Yes, there are people out there who need these things stated formally.

I don't consider myself to be overprotective or disillusioned about the Wonder that is Piglet. I know he has his faults and I know that he needs to not live in a bubble. However. There are some things that people do that cross a line. The following are some simple guidelines for people who may wish to interact with your child. Particularly strangers. So, if you are a stranger to a child (and maybe even if you know the child), please adhere to the following suggestions:

1. Do not take my child from my arms. Though I may look like I have my hands full at the cash register as I juggle my credit card, purse, and keys, I assure you that I have it completely under control. You, the stranger, reaching across the counter to hold Piglet weirds me out. A lot. Don't do it.

2. Should you insist on snatching my child despite the aforementioned warning, please do not put your face up to his. It is February and even though there is 80 degree weather, it is still cold and flu season. You? Are germy. So back off.

3. Let's say, we're in a restaurant and Piglet is sitting in my lap and you find him to be completely adorable. I understand, he is quite a charmer, but his gummy little smile and flirty eyes are not, I repeat NOT, an invitation for you to come over and kiss him. I don't know you and you are sweeping the floors of a hamburger establishment. Also? Your breath smells.

4. No matter who you are, where you are, and whether or not you know the child, please don't touch their hands. Yes, their hands are so cute and little and they grab your finger ever-so-sweetly, but DUDE. Their sweet little hand that just touched your raunchy, tainted, polluted grown up one?
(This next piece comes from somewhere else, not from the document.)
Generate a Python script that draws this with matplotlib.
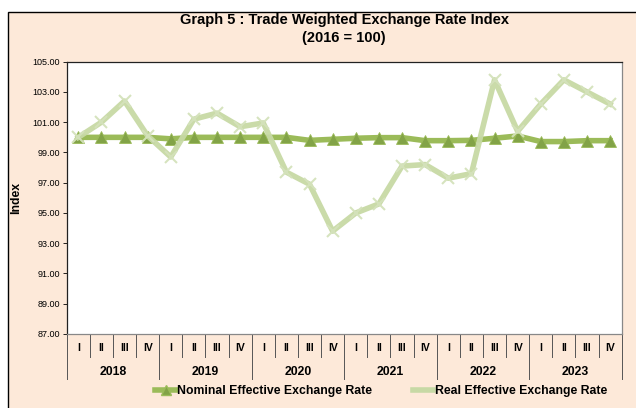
import matplotlib.pyplot as plt
from matplotlib.patches import Rectangle
from matplotlib.lines import Line2D
import matplotlib.transforms as mtransforms
import numpy as np

plt.rcParams['font.family'] = ['Liberation Sans', 'DejaVu Sans']

years = ['2018', '2019', '2020', '2021', '2022', '2023']
quarters = ['I', 'II', 'III', 'IV']

# quarterly index values, 2018 Q1 .. 2023 Q4
neer = [100.0, 100.0, 100.0, 100.0,
        99.9, 100.0, 100.0, 100.0,
        100.0, 100.0, 99.8, 99.87,
        99.94, 99.98, 99.98, 99.78,
        99.78, 99.8, 99.94, 100.09,
        99.72, 99.72, 99.78, 99.78]
reer = [100.0, 101.0, 102.4, 100.1,
        98.7, 101.2, 101.6, 100.7,
        100.95, 97.7, 96.9, 93.8,
        95.0, 95.6, 98.1, 98.2,
        97.3, 97.6, 103.8, 100.4,
        102.2, 103.8, 103.0, 102.2]

W, H = 636, 408
fig = plt.figure(figsize=(W / 100, H / 100), dpi=100)
fig.patch.set_facecolor('white')
bg = Rectangle((8 / W, -0.1), 1.2, (H - 12) / H + 0.1,
               transform=fig.transFigure, facecolor='#FDE9D9',
               edgecolor='black', linewidth=1.0, zorder=-10)
fig.patches.append(bg)

x0, x1, y0, y1 = 66.7, 621.7, 61.7, 334.0
ax = fig.add_axes([x0 / W, (H - y1) / H, (x1 - x0) / W, (y1 - y0) / H])
ax.set_facecolor('white')

x = np.arange(len(neer))
ax.plot(x, neer, color='#9BBB59', lw=4, marker='^', ms=8,
        markerfacecolor='#82A347', markeredgecolor='#9BBB59', mew=0.6, zorder=3)
ax.plot(x, reer, color='#C7D9A5', lw=4, marker='x', ms=9, alpha=0.95,
        markeredgecolor='#D4E2BB', mew=1.5, zorder=4)

ax.set_xlim(-0.5, len(neer) - 0.5)
ax.set_ylim(87, 105)
ax.set_yticks(np.arange(87, 105.1, 2))
ax.set_yticklabels(['%.2f' % v for v in np.arange(87, 105.1, 2)], fontsize=6.5)
ax.tick_params(axis='y', length=3, width=0.6, pad=2)
ax.set_xticks([])
for s in ['top', 'left']:
    ax.spines[s].set_color('#222222')
    ax.spines[s].set_linewidth(0.9)
for s in ['right', 'bottom']:
    ax.spines[s].set_color('#888888')
    ax.spines[s].set_linewidth(0.9)

ax.set_ylabel('Index', fontsize=8.8, fontweight='bold', labelpad=7)

# two-level category axis
tr = mtransforms.blended_transform_factory(ax.transData, fig.transFigure)
def fy(py):
    return (H - py) / H

for i in range(len(neer) + 1):
    xb = i - 0.5
    bottom = 379 if i % 4 == 0 else 357
    ax.plot([xb, xb], [fy(334), fy(bottom)], transform=tr, color='#555555',
            lw=0.7, clip_on=False)
for i in range(len(neer)):
    ax.text(i, fy(348), quarters[i % 4], transform=tr, ha='center', va='center',
            fontsize=7.5, fontweight='bold')
for j, yr in enumerate(years):
    ax.text(j * 4 + 1.5, fy(372), yr, transform=tr, ha='center', va='center',
            fontsize=8.8, fontweight='bold')

fig.text(344 / W, fy(20), 'Graph 5 : Trade Weighted Exchange Rate Index',
         ha='center', va='center', fontsize=10.5, fontweight='bold')
fig.text(344 / W, fy(38), '(2016 = 100)', ha='center', va='center',
         fontsize=10.5, fontweight='bold')

h1 = Line2D([], [], color='#9BBB59', lw=4, marker='^', ms=7,
            markerfacecolor='#82A347', markeredgecolor='#9BBB59')
h2 = Line2D([], [], color='#C7D9A5', lw=4)
fig.legend([h1, h2], ['Nominal Effective Exchange Rate', 'Real Effective Exchange Rate'],
           loc='center', bbox_to_anchor=(381 / W, fy(391)), ncol=2, frameon=False,
           prop={'size': 8.8, 'weight': 'bold'}, handlelength=1.7,
           handletextpad=0.1, columnspacing=3.3, borderpad=0)

fig.savefig('out.png', dpi=100, facecolor=fig.get_facecolor())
That's right, it goes straight into their cute little gummy mouth. I recommend the touching of feet. Baby feet are just as cute and much less likely to go in the mouth at that moment. Or? Just don't touch at all. They're darn cute little creatures to look at and talk to (just not too close to their face, see rule # 2).

Here ends my diatribe regarding the rules and regulations that I would like to remain in place regarding Piglet. Thank you for your time.